Er is een bepaling opgenomen die het college de bevoegdheid geeft tot terugvordering van in eigendom of in bruikleen verstrekte voorzieningen. Met de aanwijzing van een toezichthoudend ambtenaar geeft het college invulling aan artikel 2.9 van de Jeugdwet. Deze toezichthouder ziet toe op de rechtmatige naleving van de Jeugdwet. In de Wmo is dit bij wet geregeld, de Jeugdwet kent deze bepaling niet, daarom deze bepaling in de verordening.

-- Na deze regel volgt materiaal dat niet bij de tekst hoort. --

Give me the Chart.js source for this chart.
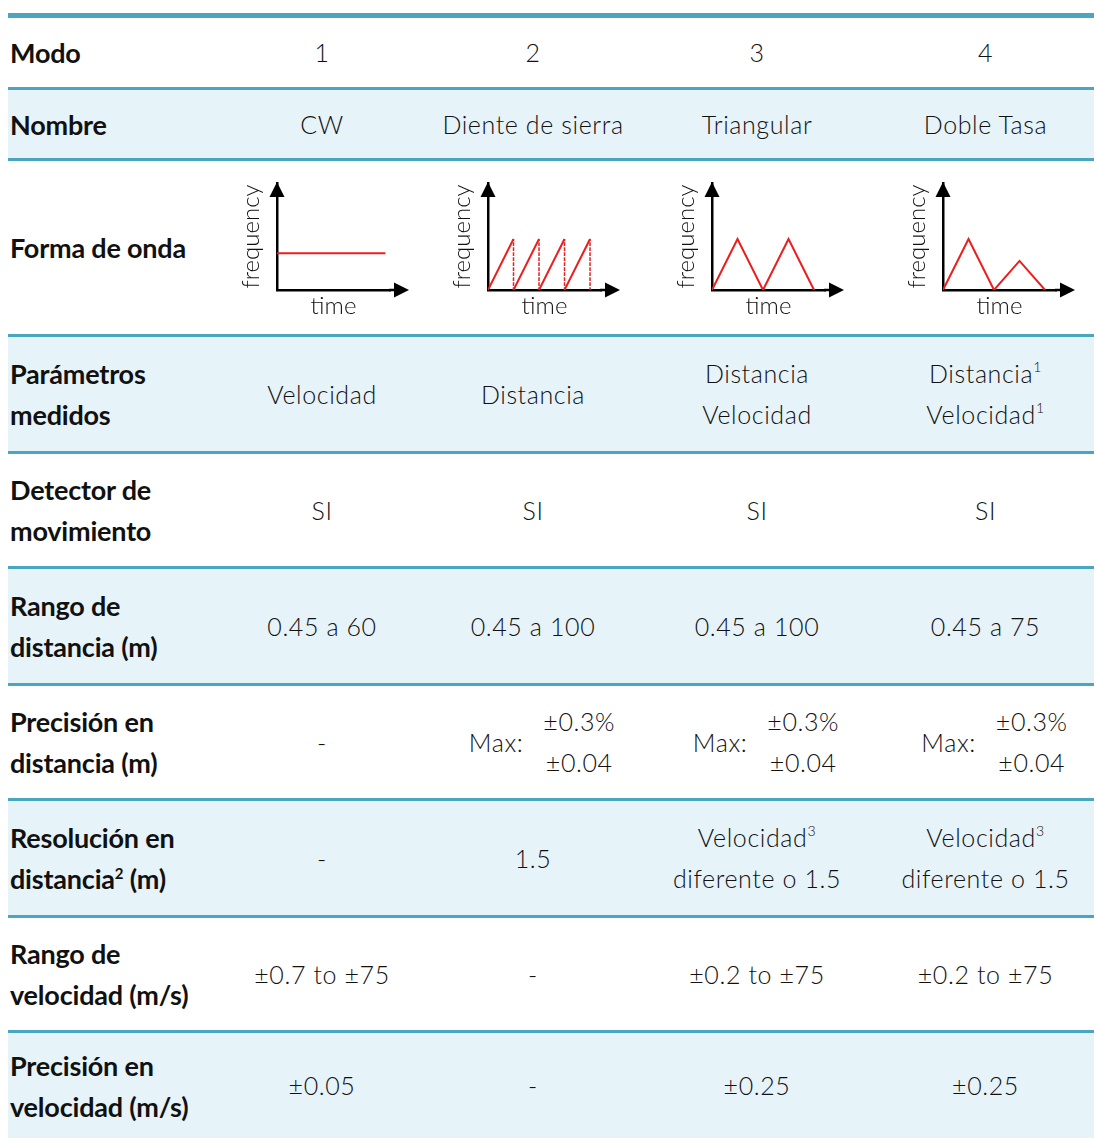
<!DOCTYPE html>
<html lang="es">
<head>
<meta charset="utf-8">
<title>Modos de operación</title>
<script src="https://cdn.jsdelivr.net/npm/chart.js@4"></script>
<style>
  body { margin: 0; background: #fff; font-family: Lato, "Noto Sans", sans-serif; color: #111; }
  .tabla { position: absolute; left: 8px; top: 13px; width: 1086px; border-top: 5px solid #4aa6bf; }
  .fila { display: grid; grid-template-columns: 207px 214px 208px 240px 217px; align-items: center;
          box-sizing: border-box; border-bottom: 3px solid #4aa6bf; }
  .fila.azul { background: #e6f3f9; }
  .fila.ultima { border-bottom: none; }
  .etq { padding-left: 2px; font-size: 27px; font-weight: 700; line-height: 41px; letter-spacing: -0.2px; }
  .val { text-align: center; font-size: 25px; font-weight: 300; line-height: 41px; letter-spacing: 0.6px; }
  sup { line-height: 0; vertical-align: 0; position: relative; }
  .val sup { font-size: 14px; top: -11px; }
  .etq sup { font-size: 15px; top: -10px; }
  .onda { position: relative; height: 100%; }
  .onda canvas { position: absolute; top: 9px; }
  .max { display: inline-flex; align-items: center; gap: 20px; padding-left: 18px; }
</style>
</head>
<body>
<div class="tabla" id="tabla"></div>
<script>
// filas de texto
const rowLabels = ['Modo', 'Nombre', 'Forma de onda', 'Parámetros<br>medidos', 'Detector de<br>movimiento',
  'Rango de<br>distancia (m)', 'Precisión en<br>distancia (m)', 'Resolución en<br>distancia<sup>2</sup> (m)',
  'Rango de<br>velocidad (m/s)', 'Precisión en<br>velocidad (m/s)'];
const modos = ['1', '2', '3', '4'];
const nombres = ['CW', 'Diente de sierra', 'Triangular', 'Doble Tasa'];
const parametros = ['Velocidad', 'Distancia', 'Distancia<br>Velocidad', 'Distancia<sup>1</sup><br>Velocidad<sup>1</sup>'];
const detector = ['SI', 'SI', 'SI', 'SI'];
const rangoDist = ['0.45 a 60', '0.45 a 100', '0.45 a 100', '0.45 a 75'];
const precDist = ['-', 'Max:|±0.3%<br>±0.04', 'Max:|±0.3%<br>±0.04', 'Max:|±0.3%<br>±0.04'];
const resolDist = ['-', '1.5', 'Velocidad<sup>3</sup><br>diferente o 1.5', 'Velocidad<sup>3</sup><br>diferente o 1.5'];
const rangoVel = ['±0.7 to ±75', '-', '±0.2 to ±75', '±0.2 to ±75'];
const precVel = ['±0.05', '-', '±0.25', '±0.25'];

// formas de onda (tiempo / frecuencia)
const cwTime = [0, 4.25];
const cwFreq = [0.72, 0.72];
const sawTime = [0, 1, 1, 2, 2, 3, 3, 4, 4];
const sawFreq = [0, 1, 0, 1, 0, 1, 0, 1, 0];
const triTime = [0, 1, 2, 3, 4];
const triFreq = [0, 1, 0, 1, 0];
const dualTime = [0, 1, 2, 3, 4];
const dualFreq = [0, 1, 0, 0.57, 0];

const rowHeights = [72, 71, 176, 117, 115, 117, 115, 117, 115, 105];
const waveLeft = [15, 12, 28, 19];

const rows = [modos, nombres, null, parametros, detector, rangoDist, precDist, resolDist, rangoVel, precVel];

const tabla = document.getElementById('tabla');
rows.forEach(function(vals, i) {
    const fila = document.createElement('div');
    fila.className = 'fila' + (i % 2 === 1 ? ' azul' : '') + (i === rows.length - 1 ? ' ultima' : '');
    fila.style.height = rowHeights[i] + 'px';
    let html = '<div class="etq">' + rowLabels[i] + '</div>';
    for (let c = 0; c < 4; c++) {
        if (vals === null) {
            html += '<div class="onda"><canvas id="onda' + c + '" width="188" height="151" style="left:' + waveLeft[c] + 'px"></canvas></div>';
        } else if (vals[c].indexOf('|') >= 0) {
            const parts = vals[c].split('|');
            html += '<div class="val"><span class="max"><span>' + parts[0] + '</span><span>' + parts[1] + '</span></span></div>';
        } else {
            html += '<div class="val">' + vals[c] + '</div>';
        }
    }
    fila.innerHTML = html;
    tabla.appendChild(fila);
});

// eje x prolongado y puntas de flecha
const arrowHeads = {
    id: 'arrowHeads',
    afterDraw(chart) {
        const ctx = chart.ctx;
        const a = chart.chartArea;
        const tipX = a.right + 18;
        ctx.save();
        ctx.strokeStyle = '#000';
        ctx.lineWidth = 2.5;
        ctx.beginPath();
        ctx.moveTo(a.right - 1, a.bottom);
        ctx.lineTo(tipX - 10, a.bottom);
        ctx.stroke();
        ctx.fillStyle = '#000';
        ctx.beginPath();
        ctx.moveTo(a.left, a.top - 1);
        ctx.lineTo(a.left - 7.5, a.top + 14);
        ctx.lineTo(a.left + 7.5, a.top + 14);
        ctx.closePath();
        ctx.fill();
        ctx.beginPath();
        ctx.moveTo(tipX + 1, a.bottom);
        ctx.lineTo(tipX - 14, a.bottom - 7.5);
        ctx.lineTo(tipX - 14, a.bottom + 7.5);
        ctx.closePath();
        ctx.fill();
        ctx.restore();
    }
};

function makeWave(canvasId, xs, ys) {
    const ctx = document.getElementById(canvasId).getContext('2d');
    new Chart(ctx, {
        type: 'line',
        data: {
            datasets: [{
                data: xs.map(function(x, k) { return { x: x, y: ys[k] }; }),
                borderColor: '#ee1c1c',
                borderWidth: 2,
                pointRadius: 0,
                tension: 0,
                segment: {
                    borderDash: function(s) { return s.p0.parsed.x === s.p1.parsed.x ? [2, 3] : undefined; },
                    borderWidth: function(s) { return s.p0.parsed.x === s.p1.parsed.x ? 1.5 : undefined; }
                }
            }]
        },
        options: {
            responsive: false,
            animation: false,
            devicePixelRatio: 1,
            layout: { padding: { left: 7, top: 13, right: 28, bottom: 0 } },
            plugins: { legend: { display: false }, tooltip: { enabled: false } },
            scales: {
                x: {
                    type: 'linear', min: 0, max: 4.43,
                    grid: { display: false },
                    ticks: { display: false },
                    border: { display: true, color: '#000', width: 2.5 },
                    title: { display: true, text: 'time', color: '#111', padding: 0,
                             font: { family: 'Lato', size: 24, weight: '300' } },
                    afterFit: function(scale) { scale.height = 31; }
                },
                y: {
                    type: 'linear', min: 0, max: 2.1,
                    grid: { display: false },
                    ticks: { display: false },
                    border: { display: true, color: '#000', width: 2.5 },
                    title: { display: true, text: 'frequency', color: '#111', padding: 0,
                             font: { family: 'Lato', size: 24, weight: '300' } },
                    afterFit: function(scale) { scale.width = 40; }
                }
            }
        },
        plugins: [arrowHeads]
    });
}

makeWave('onda0', cwTime, cwFreq);
makeWave('onda1', sawTime, sawFreq);
makeWave('onda2', triTime, triFreq);
makeWave('onda3', dualTime, dualFreq);
</script>
</body>
</html>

Het zijn de inspecties Jeugdzorg, Gezondheidszorg en Veiligheid en Justitie die toezien op de kwaliteit van de geboden jeugdhulp door aanbieders. Het toezicht op jeugdhulp niet vallend onder het Rijkstoezicht wordt belegd bij de toezichthoudende ambtenaar. De toezichthoudend ambtenaar richt zich op de nadere eisen die door de gemeente bij de inkoop (www.zorgregiomijov.nl) zijn gesteld, de rechtmatigheid van de jeugdhulp en fraudebestrijding.
Het college kan nadere regels stellen ten aanzien van de bevoegdheden van de toezichthoudend ambtenaar
Artikel 17. Onderzoek naar kwaliteit en recht- en doelmatigheid maatwerkvoorzieningen en pgb’s
Net als artikel 13 betreft deze bepaling grotendeels een uitwerking van de verordeningsplicht in artikel 2.1.3, vierde lid, van de Wmo en artikel 2.9, aanhef en onder d van de Jeugdwet, waarin is bepaald dat in de verordening in ieder geval regels worden gesteld voor de bestrijding van het ten onrechte ontvangen van een maatwerkvoorziening of een pgb, alsmede van misbruik of oneigenlijk gebruik van de wet.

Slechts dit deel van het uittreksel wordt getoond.